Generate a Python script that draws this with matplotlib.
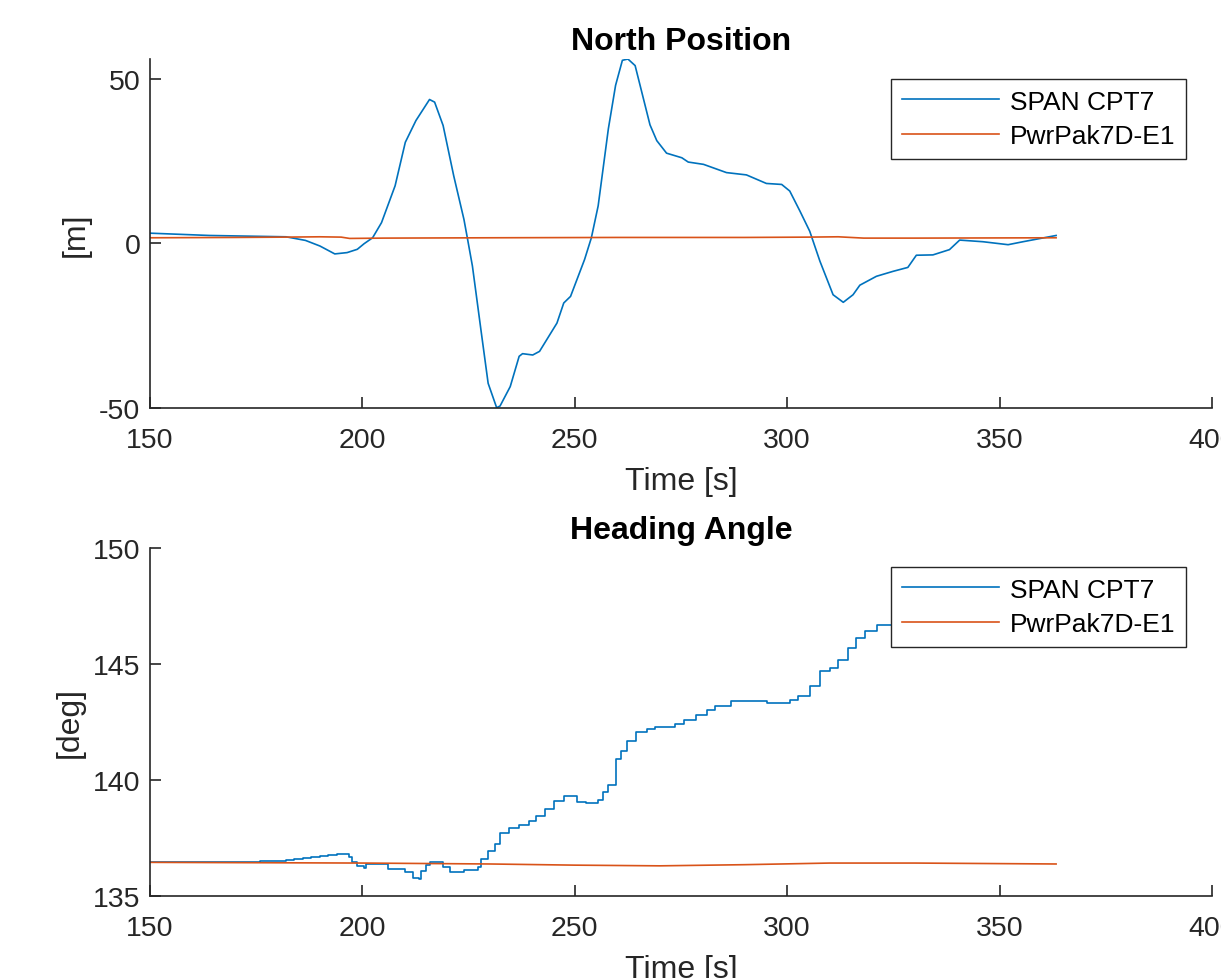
import matplotlib

matplotlib.use("Agg")
import matplotlib.pyplot as plt

# North position [m] vs time [s]
north_span_t = [150, 164, 182, 186.6, 190, 193.5, 196.4, 198.8, 200.4, 202.4,
                204.5, 207.7, 210.1, 212.6, 215.8, 217, 219, 221.5, 223.9, 224.7,
                225.9, 228, 229.6, 231.6, 232.4, 234.8, 236.9, 237.7, 240.1, 241.7,
                245.8, 247.4, 249, 252.3, 253.9, 255.5, 257.9, 259.6, 261.2, 262.5,
                264.2, 267.7, 269.3, 271.6, 275.2, 276.7, 280.3, 285.7, 290.4, 295.1,
                298.7, 300.6, 303, 305.3, 307.7, 310.8, 313.2, 315.5, 317.1, 321,
                324.9, 328.4, 330.4, 334.3, 338.2, 340.6, 346.1, 352, 355.5, 363.3]
north_span = [3.1, 2.4, 2.0, 0.9, -0.8, -3.2, -2.8, -1.8, -0.1, 1.7,
              6.3, 17.5, 30.7, 37.3, 43.7, 42.9, 35.8, 20.5, 7.3, 1.7,
              -6.9, -27.2, -42.5, -49.9, -49.4, -43.5, -34.3, -33.5, -33.9, -32.8,
              -24.2, -18.1, -16.1, -4.9, 1.7, 11.4, 34.8, 48, 55.6, 56,
              54, 36, 31.2, 27.4, 26, 24.7, 24, 21.5, 20.8, 18.2,
              17.9, 15.9, 9.8, 3.7, -5.4, -15.6, -17.9, -15.6, -12.7, -10,
              -8.5, -7.3, -3.6, -3.5, -1.9, 1, 0.5, -0.4, 0.5, 2.4]
north_pwr_t = [150, 170, 182, 190, 195, 197, 205, 230, 260, 290, 305, 312, 318, 330, 363.3]
north_pwr = [1.7, 1.8, 1.9, 2.0, 1.9, 1.5, 1.6, 1.7, 1.8, 1.8, 1.9, 2.0, 1.6, 1.6, 1.7]

# Heading angle [deg] vs time [s]
head_span_t = [150, 176, 179, 182, 184, 186, 188, 190, 192, 194,
               195.5, 196.8, 197.6, 198.8, 200.4,
               200.8, 202.8, 206.1, 210.1, 211.8, 213.4, 213.8, 215, 215.8, 217.4,
               219, 220.7, 223.9, 227.1, 228, 229.6, 231.2, 232.4, 234.4, 236.9,
               239.3, 240.9, 242.9, 245, 247.4, 249, 250.6, 252.7, 255.5, 256.7,
               257.9, 259.6, 260.8, 262.4, 264.4, 266.9, 268.9, 271.7, 273.7, 275.6,
               278.5, 281.2, 283, 286.8, 290.5, 295.2, 300.7, 302.6, 305.4, 307.7,
               310, 311.9, 314.2, 316.1, 318.4, 321.2, 325, 335, 345, 355, 363.3]
head_span = [136.48, 136.49, 136.52, 136.56, 136.6, 136.64, 136.68, 136.72, 136.76, 136.8,
             136.8, 136.68, 136.48, 136.29, 136.22,
             136.4, 136.36, 136.18, 136.03, 135.79, 135.72, 136.07, 136.33, 136.46, 136.46,
             136.25, 136.03, 136.12, 136.26, 136.58, 136.93, 137.22, 137.72, 137.94, 138.08,
             138.22, 138.44, 138.77, 139.08, 139.33, 139.3, 139.05, 139.0, 139.15, 139.5,
             139.8, 140.9, 141.23, 141.7, 142.05, 142.2, 142.3, 142.3, 142.4, 142.6,
             142.8, 143.0, 143.2, 143.4, 143.4, 143.3, 143.43, 143.6, 144.04, 144.7,
             144.83, 145.19, 145.69, 146.1, 146.41, 146.67, 146.98, 147.6, 148.1, 148.5, 148.8]
head_pwr_t = [150, 200, 230, 250, 270, 290, 310, 330, 363.3]
head_pwr = [136.45, 136.42, 136.38, 136.33, 136.3, 136.35, 136.42, 136.42, 136.38]

labels = ["SPAN CPT7", "PwrPak7D-E1"]
x_ticks = [150, 200, 250, 300, 350, 400]

BLUE = "#0072BD"
ORANGE = "#D95319"
AXIS = "#262626"

plt.rcParams["font.family"] = ["Liberation Sans", "DejaVu Sans"]
plt.rcParams["axes.unicode_minus"] = False

W, H = 1221, 979
fig = plt.figure(figsize=(W / 100, H / 100), dpi=100)


def px_axes(left, top, right, bottom):
    return fig.add_axes([left / W, 1 - bottom / H, (right - left) / W, (bottom - top) / H])


def style(ax, title, ylabel, legend_top):
    ax.set_xlim(150, 400)
    ax.set_xticks(x_ticks)
    for side in ("top", "right"):
        ax.spines[side].set_visible(False)
    for side in ("left", "bottom"):
        ax.spines[side].set_color(AXIS)
        ax.spines[side].set_linewidth(1.2)
    ax.tick_params(direction="in", length=8, width=1.2, colors=AXIS, labelsize=20.5)
    ax.tick_params(axis="x", pad=14)
    ax.tick_params(axis="y", pad=7)
    ax.set_title(title, fontsize=23, fontweight="bold", pad=7)
    ax.set_xlabel("Time [s]", fontsize=23, color=AXIS, labelpad=9)
    ax.set_ylabel(ylabel, fontsize=23, color=AXIS, labelpad=6)
    leg = ax.legend(labels, loc="upper right", bbox_to_anchor=(1186 / W, 1 - legend_top / H),
                    bbox_transform=fig.transFigure, fontsize=19, frameon=True, fancybox=False,
                    framealpha=1, edgecolor=AXIS, handlelength=3.7, handletextpad=0.4,
                    borderpad=0.4, labelspacing=0.4, borderaxespad=0)
    leg.get_frame().set_linewidth(1.0)


ax1 = px_axes(150, 60, 1212, 409)
ax1.plot(north_span_t, north_span, color=BLUE, lw=1.2)
ax1.plot(north_pwr_t, north_pwr, color=ORANGE, lw=1.2)
ax1.set_ylim(-50, 56)
ax1.set_yticks([-50, 0, 50])
style(ax1, "North Position", "[m]", 80)

ax2 = px_axes(150, 549, 1212, 897)
ax2.plot(head_span_t, head_span, color=BLUE, lw=1.2, drawstyle="steps-post")
ax2.plot(head_pwr_t, head_pwr, color=ORANGE, lw=1.2)
ax2.set_ylim(135, 150)
ax2.set_yticks([135, 140, 145, 150])
style(ax2, "Heading Angle", "[deg]", 568)

fig.savefig("out.png", dpi=100, facecolor="white")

********

* The exercise *
Set the pictures aside and transcribe the data above exactly.

* Exercise output *
Generate a Python script that draws this with matplotlib.
import matplotlib

matplotlib.use("Agg")
import matplotlib.pyplot as plt

# North position [m] vs time [s]
north_span_t = [150, 164, 182, 186.6, 190, 193.5, 196.4, 198.8, 200.4, 202.4,
                204.5, 207.7, 210.1, 212.6, 215.8, 217, 219, 221.5, 223.9, 224.7,
                225.9, 228, 229.6, 231.6, 232.4, 234.8, 236.9, 237.7, 240.1, 241.7,
                245.8, 247.4, 249, 252.3, 253.9, 255.5, 257.9, 259.6, 261.2, 262.5,
                264.2, 267.7, 269.3, 271.6, 275.2, 276.7, 280.3, 285.7, 290.4, 295.1,
                298.7, 300.6, 303, 305.3, 307.7, 310.8, 313.2, 315.5, 317.1, 321,
                324.9, 328.4, 330.4, 334.3, 338.2, 340.6, 346.1, 352, 355.5, 363.3]
north_span = [3.1, 2.4, 2.0, 0.9, -0.8, -3.2, -2.8, -1.8, -0.1, 1.7,
              6.3, 17.5, 30.7, 37.3, 43.7, 42.9, 35.8, 20.5, 7.3, 1.7,
              -6.9, -27.2, -42.5, -49.9, -49.4, -43.5, -34.3, -33.5, -33.9, -32.8,
              -24.2, -18.1, -16.1, -4.9, 1.7, 11.4, 34.8, 48, 55.6, 56,
              54, 36, 31.2, 27.4, 26, 24.7, 24, 21.5, 20.8, 18.2,
              17.9, 15.9, 9.8, 3.7, -5.4, -15.6, -17.9, -15.6, -12.7, -10,
              -8.5, -7.3, -3.6, -3.5, -1.9, 1, 0.5, -0.4, 0.5, 2.4]
north_pwr_t = [150, 170, 182, 190, 195, 197, 205, 230, 260, 290, 305, 312, 318, 330, 363.3]
north_pwr = [1.7, 1.8, 1.9, 2.0, 1.9, 1.5, 1.6, 1.7, 1.8, 1.8, 1.9, 2.0, 1.6, 1.6, 1.7]

# Heading angle [deg] vs time [s]
head_span_t = [150, 176, 179, 182, 184, 186, 188, 190, 192, 194,
               195.5, 196.8, 197.6, 198.8, 200.4,
               200.8, 202.8, 206.1, 210.1, 211.8, 213.4, 213.8, 215, 215.8, 217.4,
               219, 220.7, 223.9, 227.1, 228, 229.6, 231.2, 232.4, 234.4, 236.9,
               239.3, 240.9, 242.9, 245, 247.4, 249, 250.6, 252.7, 255.5, 256.7,
               257.9, 259.6, 260.8, 262.4, 264.4, 266.9, 268.9, 271.7, 273.7, 275.6,
               278.5, 281.2, 283, 286.8, 290.5, 295.2, 300.7, 302.6, 305.4, 307.7,
               310, 311.9, 314.2, 316.1, 318.4, 321.2, 325, 335, 345, 355, 363.3]
head_span = [136.48, 136.49, 136.52, 136.56, 136.6, 136.64, 136.68, 136.72, 136.76, 136.8,
             136.8, 136.68, 136.48, 136.29, 136.22,
             136.4, 136.36, 136.18, 136.03, 135.79, 135.72, 136.07, 136.33, 136.46, 136.46,
             136.25, 136.03, 136.12, 136.26, 136.58, 136.93, 137.22, 137.72, 137.94, 138.08,
             138.22, 138.44, 138.77, 139.08, 139.33, 139.3, 139.05, 139.0, 139.15, 139.5,
             139.8, 140.9, 141.23, 141.7, 142.05, 142.2, 142.3, 142.3, 142.4, 142.6,
             142.8, 143.0, 143.2, 143.4, 143.4, 143.3, 143.43, 143.6, 144.04, 144.7,
             144.83, 145.19, 145.69, 146.1, 146.41, 146.67, 146.98, 147.6, 148.1, 148.5, 148.8]
head_pwr_t = [150, 200, 230, 250, 270, 290, 310, 330, 363.3]
head_pwr = [136.45, 136.42, 136.38, 136.33, 136.3, 136.35, 136.42, 136.42, 136.38]

labels = ["SPAN CPT7", "PwrPak7D-E1"]
x_ticks = [150, 200, 250, 300, 350, 400]

BLUE = "#0072BD"
ORANGE = "#D95319"
AXIS = "#262626"

plt.rcParams["font.family"] = ["Liberation Sans", "DejaVu Sans"]
plt.rcParams["axes.unicode_minus"] = False

W, H = 1221, 979
fig = plt.figure(figsize=(W / 100, H / 100), dpi=100)


def px_axes(left, top, right, bottom):
    return fig.add_axes([left / W, 1 - bottom / H, (right - left) / W, (bottom - top) / H])


def style(ax, title, ylabel, legend_top):
    ax.set_xlim(150, 400)
    ax.set_xticks(x_ticks)
    for side in ("top", "right"):
        ax.spines[side].set_visible(False)
    for side in ("left", "bottom"):
        ax.spines[side].set_color(AXIS)
        ax.spines[side].set_linewidth(1.2)
    ax.tick_params(direction="in", length=8, width=1.2, colors=AXIS, labelsize=20.5)
    ax.tick_params(axis="x", pad=14)
    ax.tick_params(axis="y", pad=7)
    ax.set_title(title, fontsize=23, fontweight="bold", pad=7)
    ax.set_xlabel("Time [s]", fontsize=23, color=AXIS, labelpad=9)
    ax.set_ylabel(ylabel, fontsize=23, color=AXIS, labelpad=6)
    leg = ax.legend(labels, loc="upper right", bbox_to_anchor=(1186 / W, 1 - legend_top / H),
                    bbox_transform=fig.transFigure, fontsize=19, frameon=True, fancybox=False,
                    framealpha=1, edgecolor=AXIS, handlelength=3.7, handletextpad=0.4,
                    borderpad=0.4, labelspacing=0.4, borderaxespad=0)
    leg.get_frame().set_linewidth(1.0)


ax1 = px_axes(150, 60, 1212, 409)
ax1.plot(north_span_t, north_span, color=BLUE, lw=1.2)
ax1.plot(north_pwr_t, north_pwr, color=ORANGE, lw=1.2)
ax1.set_ylim(-50, 56)
ax1.set_yticks([-50, 0, 50])
style(ax1, "North Position", "[m]", 80)

ax2 = px_axes(150, 549, 1212, 897)
ax2.plot(head_span_t, head_span, color=BLUE, lw=1.2, drawstyle="steps-post")
ax2.plot(head_pwr_t, head_pwr, color=ORANGE, lw=1.2)
ax2.set_ylim(135, 150)
ax2.set_yticks([135, 140, 145, 150])
style(ax2, "Heading Angle", "[deg]", 568)

fig.savefig("out.png", dpi=100, facecolor="white")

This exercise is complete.